Eastman Kodak posts another loss as sales, shares stumble

Published: Monday, May 7 2007 12:07 a.m. MDT

ROCHESTER, N.Y. — Eastman Kodak Co. posted a smaller first-quarter loss Friday — its ninth quarterly deficit in the last 2 1/2 years — as it applies the final cost-cutting touches to a drastic digital makeover. The results still missed Wall Street expectations and its shares dipped nearly 5 percent.

The photography company lost $151 million, or 53 cents a share, in the January-March period versus a loss of $298 million, or $1.04 a share, a year ago when it took hefty charges tied to its massive overhaul.

Sales fell 8 percent to $2.12 billion from $2.89 billion a year ago, hurt by Kodak's move away from lower-priced cameras in favor of marketing pricier but more profitable models.

Its overall digital sales fell 3 percent to $1.2 billion, while revenues from film, paper and other traditional, chemical-based businesses slumped 13 percent to $896 million.

Excluding one-time items totaling $76 million, or 26 cents a share, Kodak lost $98 million, or 35 cents a share.

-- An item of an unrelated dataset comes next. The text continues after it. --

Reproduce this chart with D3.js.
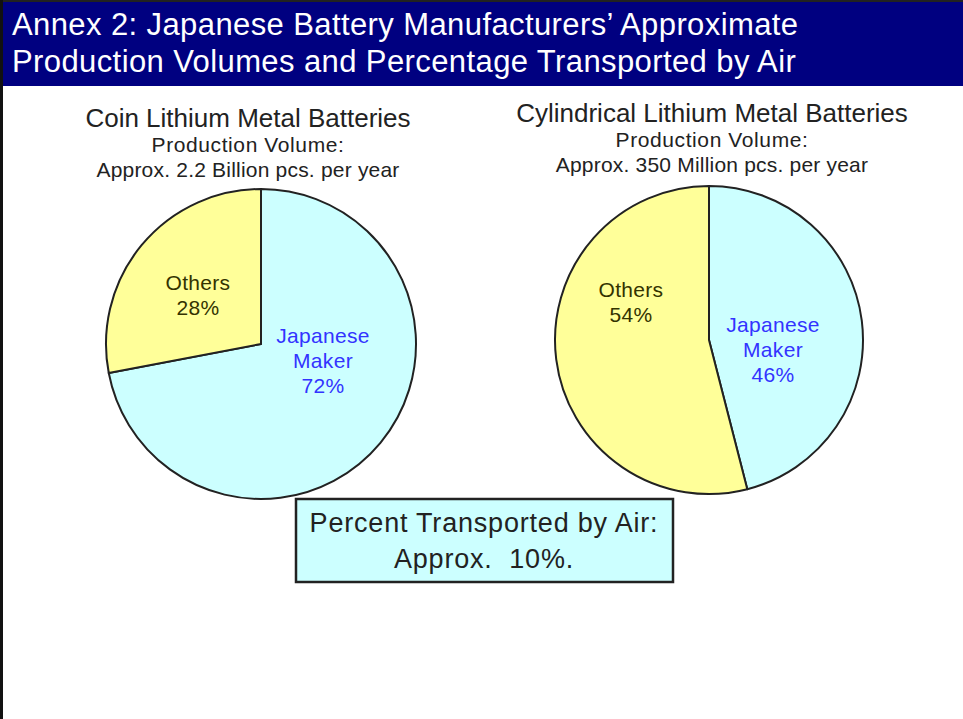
<!DOCTYPE html>
<html>
<head>
<meta charset="utf-8">
<script src="https://cdn.jsdelivr.net/npm/d3@7"></script>
<style>
  body { margin: 0; background: #fff; }
  svg { display: block; font-family: Arial, "Liberation Sans", sans-serif; }
</style>
</head>
<body>
<svg id="chart" width="963" height="719"></svg>
<script>
// data
const titleLines = [
  "Annex 2: Japanese Battery Manufacturers\u2019 Approximate",
  "Production Volumes and Percentage Transported by Air",
];
const categories = ["Japanese Maker", "Others"];
const chartNames = ["Coin Lithium Metal Batteries", "Cylindrical Lithium Metal Batteries"];
const chartVolumes = ["Approx. 2.2 Billion pcs. per year", "Approx. 350 Million pcs. per year"];
const coinShares = [72, 28];
const cylindricalShares = [46, 54];
const airNote = ["Percent Transported by Air:", "Approx.  10%."];

const colors = d3.scaleOrdinal(categories, ["#ccffff", "#ffff99"]);
const labelColors = d3.scaleOrdinal(categories, ["#3333ff", "#333300"]);

const svg = d3.select("svg#chart");
const W = 963, H = 719;

// banner
svg.append("rect").attr("x", 0).attr("y", 0).attr("width", W).attr("height", H).attr("fill", "#fff");
svg.append("rect").attr("x", 2).attr("y", 2).attr("width", W - 2).attr("height", 84).attr("fill", "#000080");
svg.append("line").attr("x1", 0).attr("x2", W).attr("y1", 1).attr("y2", 1).attr("stroke", "#222").attr("stroke-width", 2);
svg.append("line").attr("x1", 1.5).attr("x2", 1.5).attr("y1", 0).attr("y2", H).attr("stroke", "#111").attr("stroke-width", 3);

svg.append("g")
  .selectAll("text")
  .data(titleLines)
  .join("text")
  .attr("x", 12)
  .attr("y", (_d, i) => 35 + i * 37)
  .attr("fill", "#fff")
  .style("font-size", "31px")
  .style("letter-spacing", "0.4px")
  .text((d) => d);

// pies
const charts = [
  { cx: 261, cy: 344, r: 155, tx: 248, name: chartNames[0], volume: chartVolumes[0], values: coinShares, titleY: 127,
    labelOffsets: [[62, 17], [-63, -49]] },
  { cx: 709, cy: 340, r: 154, tx: 712, name: chartNames[1], volume: chartVolumes[1], values: cylindricalShares, titleY: 122,
    labelOffsets: [[64, 10], [-78, -38]] },
];

const pie = d3.pie().sort(null).value((d) => d.value);

charts.forEach((c) => {
  const g = svg.append("g");

  g.append("text").attr("x", c.tx).attr("y", c.titleY).attr("text-anchor", "middle")
    .attr("fill", "#222").style("font-size", "26px").text(c.name);
  g.append("text").attr("x", c.tx).attr("y", c.titleY + 25).attr("text-anchor", "middle")
    .attr("fill", "#222").style("font-size", "21px").style("letter-spacing", "0.6px").text("Production Volume:");
  g.append("text").attr("x", c.tx).attr("y", c.titleY + 50).attr("text-anchor", "middle")
    .attr("fill", "#222").style("font-size", "21px").style("letter-spacing", "0.2px").text(c.volume);

  const data = categories.map((k, i) => ({ key: k, value: c.values[i] }));
  const arc = d3.arc().innerRadius(0).outerRadius(c.r);
  const pg = g.append("g").attr("transform", `translate(${c.cx}, ${c.cy})`);

  pg.selectAll("path")
    .data(pie(data))
    .join("path")
    .attr("d", arc)
    .attr("fill", (d) => colors(d.data.key))
    .attr("stroke", "#222")
    .attr("stroke-width", 2)
    .attr("stroke-linejoin", "round");

  const labels = pg.selectAll("text.lbl")
    .data(pie(data))
    .join("text")
    .attr("class", "lbl")
    .attr("text-anchor", "middle")
    .attr("fill", (d) => labelColors(d.data.key))
    .style("font-size", "21px")
    .style("letter-spacing", "0.3px")
    .attr("transform", (d, i) => `translate(${c.labelOffsets[i][0]}, ${c.labelOffsets[i][1]})`);

  labels.each(function (d) {
    const lines = d.data.key.split(" ").concat([d.data.value + "%"]);
    const t = d3.select(this);
    lines.forEach((s, j) => {
      t.append("tspan")
        .attr("x", 0)
        .attr("y", (j - (lines.length - 1) / 2) * 25 + 7)
        .text(s);
    });
  });
});

// note box
const box = svg.append("g");
box.append("rect").attr("x", 296).attr("y", 499).attr("width", 377).attr("height", 83)
  .attr("fill", "#ccffff").attr("stroke", "#222").attr("stroke-width", 2.5);
box.selectAll("text")
  .data(airNote)
  .join("text")
  .attr("x", 484)
  .attr("y", (_d, i) => 532 + i * 36)
  .attr("text-anchor", "middle")
  .attr("fill", "#222")
  .style("font-size", "27px")
  .style("letter-spacing", "0.8px")
  .style("white-space", "pre")
  .text((d) => d);
</script>
</body>
</html>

Analysts surveyed by Thomson Financial had forecast a loss of 2 cents a share on sales of $2.1 billion.

In last year's first quarter, Kodak's operating loss was $157 million, or 55 cents a share.

Its shares fell $1.25, or 4.8 percent, to $24.72 Friday. They have traded in a 52-week range of $18.93 to $27.57.

Now in the final stretch of a costly four-year shift away from its shrinking film business and into the highly competitive digital arena, Kodak has piled up $2.7 billion in restructuring charges and accumulated $2.1 billion in net losses over the last 10 quarters.

Cost-cutting "is working and it's progressing fast," with costs dropping to 19 percent of revenues from 22 percent a year ago, said Ulysses Yannas, a broker with Buckman, Buckman & Reid in New York.

"It's been an awful four years," he said. "That's what happens when you make some mistakes in the past."

Many analysts think Kodak waited too long to acknowledge its analog businesses were in an irreversible slump. In September 2003, it finally outlined an ambitious strategy to become a digital heavyweight in photography and commercial printing by 2008.